Which is one of the things I want to discuss with the docs. We want more control. Right now, no matter how often we test her glucose, we can't make immediate changes to bring down highs, and it drives us totally insane! We also need to figure out how to get away from her lows during the middle of the night. We haven't slept through a night since she went into the hospital in December, and at this rate, I can't. It's too risky when she often drops into the 40's and 50's.

In church today, the sermon was about the 3rd Commandment (to keep the Sabbath holy). This is something I've been thinking about a lot in recent months. How God created the day FOR us...so that we can have a day of rest. And it's a day to listen and talk to God. I'm not sure how far I could get with my family with taking away technology, tv, SPORTS, etc. But, I'm thinking that if I'm gonna try to make some changes, I oughta do it before football season starts again! At my normal Wednesday afternoon library visit today, I came across a book, "Sabbath: Finding Rest, Renewal, and Delight in our Busy Lives". It sounds kinda like what I'm trying to achieve in my life as a whole, so I'm hoping for some good inspiration.

My dog is still sick. Her frequent peeing is getting out of hand again, despite having been on antibiotics for almost 3 weeks. She even peed on the carpet today...not a normal thing. So, a chat with the vet will be on my agenda for Friday. Yippee!

And finally, I thought I'd share a couple of projects I did for my wonderful and talented friend, Jenn, as an honored member of her blog/etsy shop Design Team. She creates fantastic journaling spots for scrapping and card making. She's super-duper talented!

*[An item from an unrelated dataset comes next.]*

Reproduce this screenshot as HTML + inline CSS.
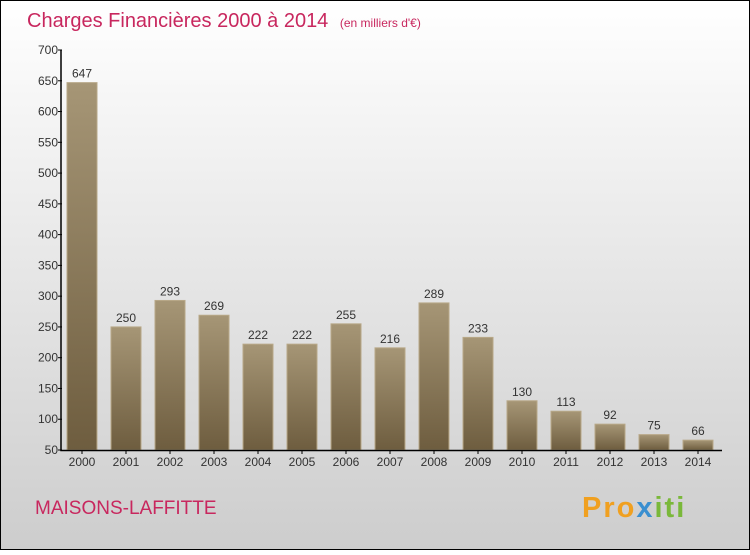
<!DOCTYPE html>
<html><head><meta charset="utf-8"><style>
html,body{margin:0;padding:0}
body{width:750px;height:550px;overflow:hidden;font-family:"Liberation Sans",sans-serif}
</style></head><body>
<svg id="c" width="750" height="550" xmlns="http://www.w3.org/2000/svg">
<defs>
<linearGradient id="bg" x1="0" y1="0" x2="0" y2="1"><stop offset="0" stop-color="#ffffff"/><stop offset="1" stop-color="#cdcdcd"/></linearGradient>
<linearGradient id="bar" x1="0" y1="0" x2="0" y2="1"><stop offset="0" stop-color="#a69676"/><stop offset="1" stop-color="#6e5d3f"/></linearGradient>
</defs>
<rect x="0.5" y="0.5" width="749" height="549" fill="url(#bg)" stroke="#000"/>
<text x="27" y="27" font-size="20" fill="#c8275e">Charges Financières 2000 à 2014 <tspan font-size="12" dx="6">(en milliers d'€)</tspan></text>
<text x="35" y="514" font-size="19" fill="#c8275e">MAISONS-LAFFITTE</text>
<text x="582" y="517" font-size="29" font-weight="bold" letter-spacing="2" fill="#f0a020">Pro<tspan fill="#3a8fd0">x</tspan><tspan fill="#7ab83a">iti</tspan></text>
<g id="plot"></g>
</svg>
<script>
const categories=["2000","2001","2002","2003","2004","2005","2006","2007","2008","2009","2010","2011","2012","2013","2014"];
const values=[647,250,293,269,222,222,255,216,289,233,130,113,92,75,66];
const yTicks=[50,100,150,200,250,300,350,400,450,500,550,600,650,700];
const ns="http://www.w3.org/2000/svg";
const g=document.getElementById('plot');
const y0=450,y1=50,vmin=50,vmax=700;
const y=v=>y0-(v-vmin)/(vmax-vmin)*(y0-y1);
const x=i=>82+i*44;
function el(t,a,txt){const e=document.createElementNS(ns,t);for(const k in a)e.setAttribute(k,a[k]);if(txt!==undefined)e.textContent=txt;g.appendChild(e);return e;}
values.forEach((v,i)=>{
 const r=el('rect',{x:x(i)-15,y:y(v),width:30,height:y0-y(v),fill:'url(#bar)',stroke:'#b8a888','stroke-width':1});
 
 
 const t=el('text',{x:x(i),y:y(v)-5,'text-anchor':'middle','font-size':12,fill:'#333'},v);
 
 
 const c=el('text',{x:x(i),y:466,'text-anchor':'middle','font-size':12,fill:'#333'},categories[i]);
 
 
 el('line',{x1:x(i),x2:x(i),y1:450,y2:454,stroke:'#000'});
});
yTicks.forEach(v=>{
 el('line',{x1:58,x2:62,y1:y(v),y2:y(v),stroke:'#000'});
 const t=el('text',{x:58,y:y(v)+4,'text-anchor':'end','font-size':12,fill:'#333'},v);
 
 
});
const ax=el('path',{d:'M61,50 V450.5 H722',stroke:'#000','stroke-width':1.5,fill:'none'});


</script>
</body></html>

Now, I must "hang-up" my keyboard before I start in on the economy and the goverment that I'm fighting daily not to hate. Mr. Obama: "We will do away with all EARMARKS". Really, Mr. President? So, those 9,000 earmarks in your SPENDING bill don't really count? Oh, and I think that your really great idea to do away with charitable deductions during a recession/depression is fabulous! I mean, it's not like charities are hurting right now. Nor are they needed by all of those who are in financial straits. And this is personal to me. Forget that I'm a Christian, and I feel that charitable giving is a personal decision...one that is made to feed one's heart. That's one reason for the Liberals to punish me...but I'll save that for another day. But I'm the mother of a diabetic. We rely on charitable giving to fund research. You know, for a cure? Thank you, Mr. Obama, for possibly setting us back YEARS in that research. But I know what your answer (and those of most of our Congressmen) will be....You know so much better than I how to spend my money. Cuz you're such a smart, Harvard-educated politician...and I'm just a dumb hick from some small town. Do you all sense my anger and sarcasm?